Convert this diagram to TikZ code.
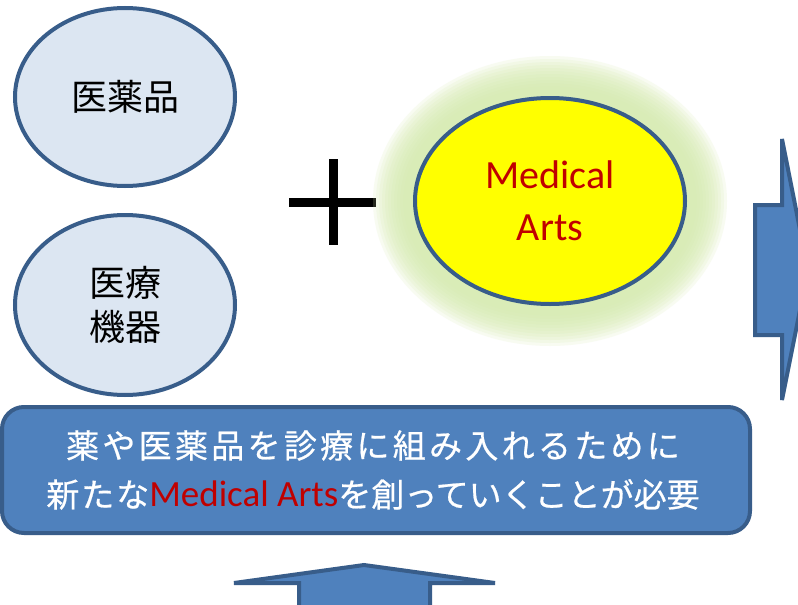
\documentclass[tikz,border=0pt]{standalone}
\usepackage{fontspec}
\setmainfont{Carlito}
\newfontfamily\jp{Noto Sans CJK JP}
\newfontfamily\jpb[LetterSpace=10,FakeBold=0.6]{Noto Sans CJK JP}
\newfontfamily\jpc[LetterSpace=6,FakeBold=0.6]{Noto Sans CJK JP}
\newfontfamily\jpd[FakeBold=0.6]{Noto Sans CJK JP}
\usetikzlibrary{shapes.geometric}
\definecolor{blueF}{HTML}{4F81BD}
\definecolor{blueD}{HTML}{385D8A}
\definecolor{paleB}{HTML}{DCE6F2}
\definecolor{medred}{HTML}{C00000}
\definecolor{glowG}{HTML}{D6ECB0}
\definecolor{yel}{HTML}{FFFF00}
\begin{document}
\begin{tikzpicture}[x=1pt,y=-1pt,
  softell/.style={ellipse, draw=blueD, line width=4pt, fill=paleB, inner sep=0pt,
    minimum width=220pt, font=\fontsize{36}{44}\selectfont\jp, align=center},
  artsell/.style={ellipse, draw=blueD, line width=4pt, fill=yel, inner sep=0pt,
    minimum width=270pt, minimum height=206pt, text=medred,
    font=\fontsize{40}{52}\selectfont, align=center},
  bar/.style={rectangle, rounded corners=22pt, draw=blueD, line width=4pt, fill=blueF,
    minimum width=748pt, minimum height=126pt, inner sep=0pt},
  msg/.style={text=white, align=center, inner sep=0pt, font=\fontsize{33}{49}\selectfont\jpb},
  bigarrow/.style={draw=blueD, line width=4pt, fill=blueF, line join=miter},
  plusbar/.style={line width=9pt, black}]
\useasboundingbox (0,0) rectangle (798,605);
\clip (0,0) rectangle (798,605);
\fill[white] (0,0) rectangle (798,605);

% left ellipses
\node[softell, minimum height=178pt] (drug) at (125,97) {医薬品};
\node[softell, minimum height=180pt] (device) at (125,305) {医療\\機器};

% plus sign
\coordinate (pl) at (289,202); \coordinate (pr) at (376,202);
\coordinate (pt) at (333,159); \coordinate (pb) at (333,245);
\draw[plusbar] (pl) -- (pr);
\draw[plusbar] (pt) -- (pb);

% glow
\foreach \d in {12,15,...,42}
  \fill[glowG, opacity=0.17] (550,201) ellipse [x radius={135+\d}, y radius={103+\d}];
\node[artsell] (arts) at (550,201) {Medical\\Arts};

% right arrow
\draw[bigarrow] (755,205) -- (782,205) -- (782,139) -- (808,270) -- (782,400)
  -- (782,335) -- (755,335) -- cycle;

% bottom bar
\node[bar] (bar) at (376,470) {};
\node[msg] (msg) at (373,470) {薬や医薬品を診療に組み入れるために\\%
  {\jpc 新たな}{\rmfamily\fontsize{37}{49}\selectfont\color{medred}Medical Arts}{\jpd を創っていくことが必要}};

% bottom arrow
\draw[bigarrow] (299,610) -- (299,583) -- (234,583) -- (364,565) -- (495,583)
  -- (430,583) -- (430,610);
\end{tikzpicture}
\end{document}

● **Objective**
Return the full material word for word. Do not include the pictures.

● **Answer to the problem**
Convert this diagram to TikZ code.
\documentclass[tikz,border=0pt]{standalone}
\usepackage{fontspec}
\setmainfont{Carlito}
\newfontfamily\jp{Noto Sans CJK JP}
\newfontfamily\jpb[LetterSpace=10,FakeBold=0.6]{Noto Sans CJK JP}
\newfontfamily\jpc[LetterSpace=6,FakeBold=0.6]{Noto Sans CJK JP}
\newfontfamily\jpd[FakeBold=0.6]{Noto Sans CJK JP}
\usetikzlibrary{shapes.geometric}
\definecolor{blueF}{HTML}{4F81BD}
\definecolor{blueD}{HTML}{385D8A}
\definecolor{paleB}{HTML}{DCE6F2}
\definecolor{medred}{HTML}{C00000}
\definecolor{glowG}{HTML}{D6ECB0}
\definecolor{yel}{HTML}{FFFF00}
\begin{document}
\begin{tikzpicture}[x=1pt,y=-1pt,
  softell/.style={ellipse, draw=blueD, line width=4pt, fill=paleB, inner sep=0pt,
    minimum width=220pt, font=\fontsize{36}{44}\selectfont\jp, align=center},
  artsell/.style={ellipse, draw=blueD, line width=4pt, fill=yel, inner sep=0pt,
    minimum width=270pt, minimum height=206pt, text=medred,
    font=\fontsize{40}{52}\selectfont, align=center},
  bar/.style={rectangle, rounded corners=22pt, draw=blueD, line width=4pt, fill=blueF,
    minimum width=748pt, minimum height=126pt, inner sep=0pt},
  msg/.style={text=white, align=center, inner sep=0pt, font=\fontsize{33}{49}\selectfont\jpb},
  bigarrow/.style={draw=blueD, line width=4pt, fill=blueF, line join=miter},
  plusbar/.style={line width=9pt, black}]
\useasboundingbox (0,0) rectangle (798,605);
\clip (0,0) rectangle (798,605);
\fill[white] (0,0) rectangle (798,605);

% left ellipses
\node[softell, minimum height=178pt] (drug) at (125,97) {医薬品};
\node[softell, minimum height=180pt] (device) at (125,305) {医療\\機器};

% plus sign
\coordinate (pl) at (289,202); \coordinate (pr) at (376,202);
\coordinate (pt) at (333,159); \coordinate (pb) at (333,245);
\draw[plusbar] (pl) -- (pr);
\draw[plusbar] (pt) -- (pb);

% glow
\foreach \d in {12,15,...,42}
  \fill[glowG, opacity=0.17] (550,201) ellipse [x radius={135+\d}, y radius={103+\d}];
\node[artsell] (arts) at (550,201) {Medical\\Arts};

% right arrow
\draw[bigarrow] (755,205) -- (782,205) -- (782,139) -- (808,270) -- (782,400)
  -- (782,335) -- (755,335) -- cycle;

% bottom bar
\node[bar] (bar) at (376,470) {};
\node[msg] (msg) at (373,470) {薬や医薬品を診療に組み入れるために\\%
  {\jpc 新たな}{\rmfamily\fontsize{37}{49}\selectfont\color{medred}Medical Arts}{\jpd を創っていくことが必要}};

% bottom arrow
\draw[bigarrow] (299,610) -- (299,583) -- (234,583) -- (364,565) -- (495,583)
  -- (430,583) -- (430,610);
\end{tikzpicture}
\end{document}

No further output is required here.